Augmentation-Free Graph Contrastive Learning
- URL: http://arxiv.org/abs/2204.04874v1
- Date: Mon, 11 Apr 2022 05:37:03 GMT
- Title: Augmentation-Free Graph Contrastive Learning
- Authors: Haonan Wang, Jieyu Zhang, Qi Zhu, Wei Huang
- Abstract summary: Graph contrastive learning (GCL) is the most representative and prevalent self-supervised learning approach for graph-structured data.
Existing GCL methods rely on an augmentation scheme to learn the representations invariant across different augmentation views.

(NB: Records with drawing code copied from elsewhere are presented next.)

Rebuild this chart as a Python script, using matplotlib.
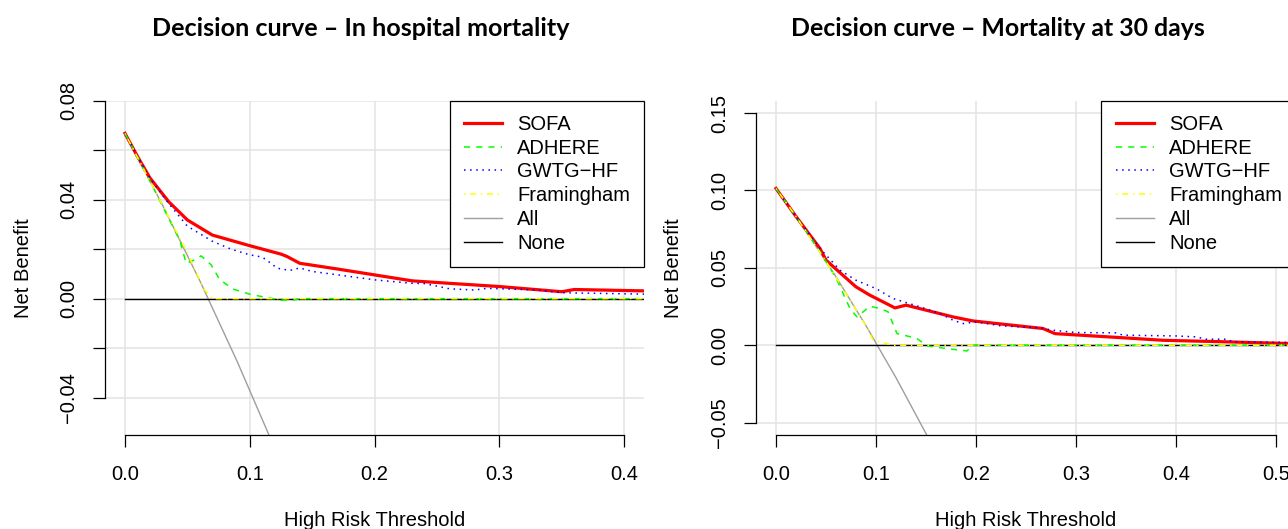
import matplotlib
matplotlib.use("Agg")
import matplotlib.pyplot as plt

plt.rcParams['font.family'] = ['Liberation Sans', 'DejaVu Sans']
plt.rcParams['axes.unicode_minus'] = True

# ---- In hospital mortality (left panel) ----
hosp_sofa_x = [0, 0.01, 0.02, 0.035, 0.05, 0.07, 0.10, 0.125, 0.13, 0.14, 0.17, 0.20, 0.23, 0.26, 0.30, 0.35, 0.36, 0.42]
hosp_sofa_y = [0.0668, 0.0575, 0.0488, 0.0392, 0.0318, 0.0257, 0.0214, 0.0180, 0.0170, 0.0143, 0.0120, 0.0096, 0.0072, 0.0062, 0.0049, 0.0028, 0.0037, 0.0031]
hosp_adhere_x = [0, 0.02, 0.044, 0.049, 0.055, 0.061, 0.069, 0.076, 0.087, 0.10, 0.11, 0.125, 0.135, 0.14, 0.42]
hosp_adhere_y = [0.0668, 0.0475, 0.0235, 0.0143, 0.0155, 0.0173, 0.0137, 0.0076, 0.0038, 0.0018, 0.0008, -0.0006, -0.0006, 0.0, 0.0]
hosp_gwtg_x = [0, 0.01, 0.02, 0.035, 0.05, 0.07, 0.085, 0.10, 0.11, 0.115, 0.122, 0.132, 0.14, 0.15, 0.20, 0.23, 0.24, 0.26, 0.28, 0.29, 0.30, 0.33, 0.35, 0.42]
hosp_gwtg_y = [0.0668, 0.0575, 0.0487, 0.0385, 0.0293, 0.0232, 0.0200, 0.0177, 0.0168, 0.0150, 0.0123, 0.0114, 0.0124, 0.0110, 0.0076, 0.0062, 0.0061, 0.0040, 0.0035, 0.0042, 0.0040, 0.0035, 0.0024, 0.0018]
hosp_fram_x = [0, 0.03, 0.05, 0.063, 0.07, 0.42]
hosp_fram_y = [0.0668, 0.0379, 0.0185, 0.0040, 0.0, 0.0]
hosp_all_x = [0, 0.03, 0.06, 0.09, 0.12]
hosp_all_y = [0.0668, 0.0379, 0.0072, -0.0255, -0.0605]
hosp_none_x = [0, 0.42]
hosp_none_y = [0, 0]

# ---- Mortality at 30 days (right panel) ----
d30_sofa_x = [0, 0.02, 0.044, 0.05, 0.065, 0.08, 0.094, 0.119, 0.13, 0.177, 0.197, 0.224, 0.267, 0.279, 0.35, 0.387, 0.45, 0.52]
d30_sofa_y = [0.1013, 0.0832, 0.0625, 0.0550, 0.0463, 0.0377, 0.0323, 0.0241, 0.0259, 0.0183, 0.0157, 0.0138, 0.0108, 0.0075, 0.0047, 0.0032, 0.0022, 0.0010]
d30_adhere_x = [0, 0.02, 0.044, 0.06, 0.074, 0.081, 0.094, 0.104, 0.112, 0.121, 0.131, 0.141, 0.151, 0.171, 0.191, 0.197, 0.52]
d30_adhere_y = [0.1013, 0.0832, 0.0605, 0.0435, 0.0237, 0.0183, 0.0252, 0.0237, 0.0216, 0.0075, 0.0060, 0.0043, -0.0004, -0.0022, -0.0037, 0.0, 0.0]
d30_gwtg_x = [0, 0.02, 0.044, 0.064, 0.08, 0.10, 0.117, 0.13, 0.144, 0.164, 0.177, 0.187, 0.20, 0.224, 0.264, 0.277, 0.30, 0.34, 0.347, 0.40, 0.42, 0.43, 0.45, 0.457, 0.52]
d30_gwtg_y = [0.1013, 0.0832, 0.0625, 0.0485, 0.0420, 0.0366, 0.0302, 0.0276, 0.0248, 0.0205, 0.0162, 0.0140, 0.0151, 0.0126, 0.0112, 0.0097, 0.0082, 0.0080, 0.0065, 0.0060, 0.0054, 0.0039, 0.0039, 0.0022, 0.0018]
d30_fram_x = [0, 0.02, 0.05, 0.09, 0.097, 0.117, 0.52]
d30_fram_y = [0.1013, 0.0832, 0.0542, 0.0126, 0.0035, 0.0, 0.0]
d30_all_x = [0, 0.03, 0.06, 0.09, 0.12, 0.15, 0.18]
d30_all_y = [0.1013, 0.0737, 0.0442, 0.0126, -0.0210, -0.0571, -0.0957]
d30_none_x = [0, 0.52]
d30_none_y = [0, 0]

legend_order = ['SOFA', 'ADHERE', 'GWTG\u2212HF', 'Framingham', 'All', 'None']

FS = 14.5
W, H = 1288, 529

styles = {
    'All': dict(color='#9e9e9e', lw=1.0, ls='-'),
    'None': dict(color='black', lw=1.0, ls='-'),
    'SOFA': dict(color='#ff0000', lw=2.3, ls='-'),
    'ADHERE': dict(color='#00ff00', lw=1.1, ls=(0, (4, 4))),
    'GWTG\u2212HF': dict(color='#0000ff', lw=1.1, ls=(0, (1, 3))),
    'Framingham': dict(color='#ffff00', lw=1.1, ls=(0, (1, 3, 4, 3))),
}


def panel(ax, series, xlim, ylim, xticks, yticks, ylabels, ylab_px):
    lines = {}
    for name, (x, y) in series:
        lines[name], = ax.plot(x, y, label=name, **styles[name])
    ax.set_xlim(xlim)
    ax.set_ylim(ylim)
    ax.set_xticks(xticks, ['%.1f' % t for t in xticks])
    ax.set_yticks(yticks, ylabels)
    ax.grid(True, color='#e3e3e3', lw=1.1)
    ax.set_axisbelow(True)
    for s in ['top', 'right']:
        ax.spines[s].set_visible(False)
    ax.spines['left'].set_bounds(yticks[0], yticks[-1])
    ax.spines['bottom'].set_bounds(xticks[0], xticks[-1])
    for s in ['left', 'bottom']:
        ax.spines[s].set_linewidth(0.9)
    ax.tick_params(direction='out', length=8.9, width=0.9, labelsize=FS)
    ax.tick_params(axis='x', pad=23.5)
    ax.tick_params(axis='y', pad=13.1)
    for lbl in ax.get_xticklabels():
        lbl.set_va('baseline')
    for lbl in ax.get_yticklabels():
        lbl.set_rotation(90)
        lbl.set_rotation_mode('anchor')
        lbl.set_ha('center')
        lbl.set_va('baseline')

    ax.set_xlabel('High Risk Threshold', fontsize=FS)
    ax.xaxis.set_label_coords(0.5, -(526 - 435) / 334.3)
    ax.xaxis.label.set_va('baseline')
    ax.set_ylabel('Net Benefit', fontsize=FS)
    ax.yaxis.set_label_coords(ylab_px, 0.5)
    ax.yaxis.label.set_va('baseline')

    leg = ax.legend([lines[n] for n in legend_order], legend_order, loc='upper right',
                    borderaxespad=0, fancybox=False, edgecolor='black', framealpha=1,
                    fontsize=FS, handlelength=1.9, handletextpad=0.75,
                    labelspacing=0.24, borderpad=0.7)
    leg.get_frame().set_linewidth(0.9)


fig = plt.figure(figsize=(W / 100, H / 100), dpi=100)
ax1 = fig.add_axes([105 / W, 94 / H, 539.2 / W, 334.3 / H])
ax2 = fig.add_axes([756 / W, 94 / H, 540 / W, 334.3 / H])

panel(ax1,
      [('All', (hosp_all_x, hosp_all_y)), ('None', (hosp_none_x, hosp_none_y)),
       ('SOFA', (hosp_sofa_x, hosp_sofa_y)), ('ADHERE', (hosp_adhere_x, hosp_adhere_y)),
       ('GWTG\u2212HF', (hosp_gwtg_x, hosp_gwtg_y)), ('Framingham', (hosp_fram_x, hosp_fram_y))],
      (-0.016, 0.416), (-0.0551, 0.08), [0, 0.1, 0.2, 0.3, 0.4],
      [-0.04, -0.02, 0, 0.02, 0.04, 0.06, 0.08],
      ['\u22120.04', '', '0.00', '', '0.04', '', '0.08'],
      -(105 - 29) / 539.2)

panel(ax2,
      [('All', (d30_all_x, d30_all_y)), ('None', (d30_none_x, d30_none_y)),
       ('SOFA', (d30_sofa_x, d30_sofa_y)), ('ADHERE', (d30_adhere_x, d30_adhere_y)),
       ('GWTG\u2212HF', (d30_gwtg_x, d30_gwtg_y)), ('Framingham', (d30_fram_x, d30_fram_y))],
      (-0.02, 0.52), (-0.058, 0.158), [0, 0.1, 0.2, 0.3, 0.4, 0.5],
      [-0.05, 0, 0.05, 0.10, 0.15],
      ['\u22120.05', '0.00', '0.05', '0.10', '0.15'],
      -(756 - 679) / 540)

# titles (sized to the width they take in the reference)
renderer = fig.canvas.get_renderer()
for cx, txt, target in [(361, 'Decision curve \u2013 In hospital mortality', 418),
                        (998, 'Decision curve \u2013 Mortality at 30 days', 415)]:
    t = fig.text(cx / W, 1 - 35.7 / H, txt, ha='center', va='baseline',
                 family=['Lato', 'DejaVu Sans'], weight='bold', fontsize=16)
    w = t.get_window_extent(renderer).width
    t.set_fontsize(16 * target / w)

fig.savefig('out.png', dpi=100, facecolor='white')
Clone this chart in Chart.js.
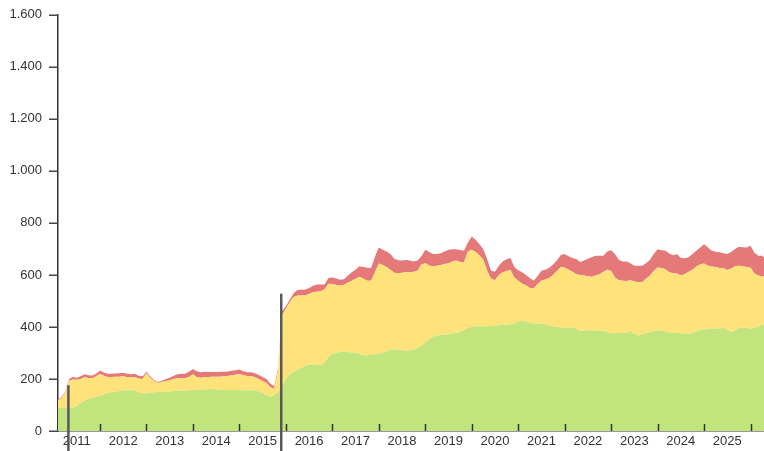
<!DOCTYPE html>
<html><head><meta charset="utf-8">
<script src="https://cdn.jsdelivr.net/npm/chart.js@4/dist/chart.umd.min.js"></script>
<style>html,body{margin:0;padding:0;background:#fff;overflow:hidden}</style>
</head><body>
<canvas id="c" width="764" height="451"></canvas>
<script>
// Monthly series, first point = February 2011
const startYear = 2011;
const firstMonth = 1; // months after January of startYear
const greenValues = [88,88,88,89,90,95,108,116,122,127,132,136,141,146,150,150,155,157,157,157,156,150,145,144,147,149,150,150,151,152,154,155,156,156,157,158,158,158,160,161,161,160,159,158,157,157,158,157,157,157,157,157,152,146,138,132,138,150,170,198,
218,228,235,243,250,255,257,256,252,262,285,296,300,305,306,304,302,300,296,292,290,294,295,297,302,307,311,313,312,310,308,310,313,318,328,340,352,362,367,369,370,372,375,378,381,388,396,402,403,403,402,403,404,404,407,408,408,410,413,420,425,420,415,412,413,412,410,405,402,400,398,396,398,399,393,385,386,387,386,385,384,384,382,377,376,377,378,378,384,375,367,371,376,380,385,387,385,382,380,378,377,376,375,374,378,383,388,390,391,393,394,395,396,390,381,388,396,399,397,393,396,402,408,410];
const yellowValues = [29,38,57,104,108,102,92,91,82,76,78,83,71,62,58,59,54,53,50,49,52,52,55,78,58,42,35,38,41,43,46,48,47,47,51,60,49,47,47,47,48,49,50,52,54,57,58,62,57,54,54,50,48,46,47,36,25,82,275,272,
277,287,286,278,271,272,276,279,285,283,281,269,261,254,256,266,276,285,297,293,288,284,315,347,336,323,309,295,294,298,302,300,299,298,312,305,284,270,268,269,272,273,277,277,269,260,294,295,285,272,256,212,181,176,193,202,207,209,177,158,141,140,135,136,152,166,172,183,198,215,232,232,222,213,210,215,212,208,207,213,219,228,238,238,214,203,200,199,196,200,205,201,209,217,230,242,242,240,230,228,228,222,228,238,242,249,252,254,244,239,236,232,230,229,244,245,239,234,233,235,209,196,186,183];
const redValues = [3,4,5,7,10,8,10,11,10,10,10,14,13,12,12,12,13,14,13,12,12,10,10,6,5,4,3,5,8,10,12,15,17,17,20,20,23,21,21,19,18,18,19,18,18,18,18,17,16,15,15,15,15,16,15,14,9,9,15,10,
10,15,21,22,23,23,25,28,26,18,22,25,25,22,21,27,32,35,40,45,50,49,60,61,59,60,60,54,50,47,47,45,40,39,32,52,52,48,45,45,48,52,47,44,46,45,35,51,47,43,41,45,31,32,35,42,45,46,40,40,44,40,38,30,31,38,38,40,40,40,47,52,52,53,58,50,57,67,75,76,71,62,70,80,90,77,74,75,65,60,63,63,60,60,65,70,68,71,72,70,75,67,61,56,60,61,65,74,70,61,59,60,57,61,63,67,73,73,75,84,80,76,80,68];
const yearLabels = [2011,2012,2013,2014,2015,2016,2017,2018,2019,2020,2021,2022,2023,2024,2025];
const yTicks = [0,200,400,600,800,1000,1200,1400,1600];
const markers = [{date: 2011.32, value: 176}, {date: 2015.9, value: 528}];
const xMin = 2011.096, xMax = 2026.29;

const dates = greenValues.map((_, i) => startYear + (firstMonth + i) / 12);
const toPts = arr => arr.map((v, i) => ({x: dates[i], y: v}));

function fmt(v) {
  return String(v).replace(/\B(?=(\d{3})+(?!\d))/g, '.');
}

const decor = {
  id: 'decor',
  afterDraw(chart) {
    const ctx = chart.ctx, xs = chart.scales.x, ys = chart.scales.y;
    ctx.save();
    // x tick marks (pointing up into the plot)
    ctx.strokeStyle = '#333';
    ctx.lineWidth = 1.5;
    for (let yr = yearLabels[0] + 1; yr <= yearLabels[yearLabels.length - 1] + 1; yr++) {
      const px = Math.round(xs.getPixelForValue(yr)) + 0.5;
      ctx.beginPath();
      ctx.moveTo(px, ys.bottom);
      ctx.lineTo(px, ys.bottom - 7);
      ctx.stroke();
    }
    // y tick marks (pointing left)
    ctx.strokeStyle = '#444';
    ctx.lineWidth = 1.5;
    yTicks.forEach(v => {
      const py = Math.round(ys.getPixelForValue(v)) + 0.25;
      ctx.beginPath();
      ctx.moveTo(xs.left - 9, py);
      ctx.lineTo(xs.left, py);
      ctx.stroke();
    });
    // event markers
    ctx.strokeStyle = '#58575c';
    ctx.lineWidth = 2.5;
    markers.forEach(m => {
      const px = xs.getPixelForValue(m.date);
      const py = ys.getPixelForValue(m.value);
      ctx.beginPath();
      ctx.moveTo(px, py);
      ctx.lineTo(px, chart.height);
      ctx.stroke();
    });
    ctx.restore();
  }
};

const font = {family: '"Liberation Sans", Arial, sans-serif', size: 13};

new Chart(document.getElementById('c'), {
  type: 'line',
  data: {
    datasets: [
      {data: toPts(greenValues), backgroundColor: '#c2e47c', fill: 'origin'},
      {data: toPts(yellowValues), backgroundColor: '#ffe27a', fill: '-1'},
      {data: toPts(redValues), backgroundColor: '#e57878', fill: '-1'}
    ].map(d => Object.assign(d, {borderWidth: 0, pointRadius: 0, tension: 0}))
  },
  options: {
    responsive: false,
    animation: false,
    events: [],
    layout: {padding: {top: 13, left: 0, right: 0, bottom: 0}},
    plugins: {legend: {display: false}, tooltip: {enabled: false}},
    scales: {
      x: {
        type: 'linear',
        min: xMin, max: xMax,
        afterBuildTicks(scale) {
          const t = [];
          yearLabels.forEach(y => { t.push({value: y + 0.5}); t.push({value: y + 1}); });
          scale.ticks = t;
        },
        afterFit(scale) { scale.height = 20; },
        grid: {display: false, drawTicks: false},
        border: {display: true, color: '#333', width: 1.5},
        ticks: {
          autoSkip: false, maxRotation: 0, padding: 3,
          color: '#333', font: font,
          callback: v => Number.isInteger(v) ? '' : String(Math.floor(v))
        }
      },
      y: {
        type: 'linear',
        stacked: true,
        min: 0, max: 1600,
        afterBuildTicks(scale) { scale.ticks = yTicks.map(v => ({value: v})); },
        afterFit(scale) { scale.width = 58; },
        grid: {display: true, drawOnChartArea: false, drawTicks: true, tickLength: 9, color: 'rgba(0,0,0,0)'},
        border: {display: true, color: '#333', width: 1.5},
        ticks: {padding: 7, color: '#333', font: font, callback: v => fmt(v)}
      }
    }
  },
  plugins: [decor]
});
</script>
</body></html>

We propose a novel, theoretically-principled, and augmentation-free GCL, named AF-GCL, that leverages the features aggregated by Graph Neural Network to construct the self-supervision signal instead of augmentations.
- Score: 16.471928573824854
- License: http://arxiv.org/licenses/nonexclusive-distrib/1.0/
- Abstract: Graph contrastive learning (GCL) is the most representative and prevalent
self-supervised learning approach for graph-structured data. Despite its
remarkable success, existing GCL methods highly rely on an augmentation scheme
to learn the representations invariant across different augmentation views. In
this work, we revisit such a convention in GCL through examining the effect of
augmentation techniques on graph data via the lens of spectral theory. We found
that graph augmentations preserve the low-frequency components and perturb the
middle- and high-frequency components of the graph, which contributes to the
success of GCL algorithms on homophilic graphs but hinders its application on
heterophilic graphs, due to the high-frequency preference of heterophilic data.
Motivated by this, we propose a novel, theoretically-principled, and
augmentation-free GCL method, named AF-GCL, that (1) leverages the features
aggregated by Graph Neural Network to construct the self-supervision signal
instead of augmentations and therefore (2) is less sensitive to the graph
homophily degree. Theoretically, We present the performance guarantee for
AF-GCL as well as an analysis for understanding the efficacy of AF-GCL.
Extensive experiments on 14 benchmark datasets with varying degrees of
heterophily show that AF-GCL presents competitive or better performance on
homophilic graphs and outperforms all existing state-of-the-art GCL methods on
heterophilic graphs with significantly less computational overhead.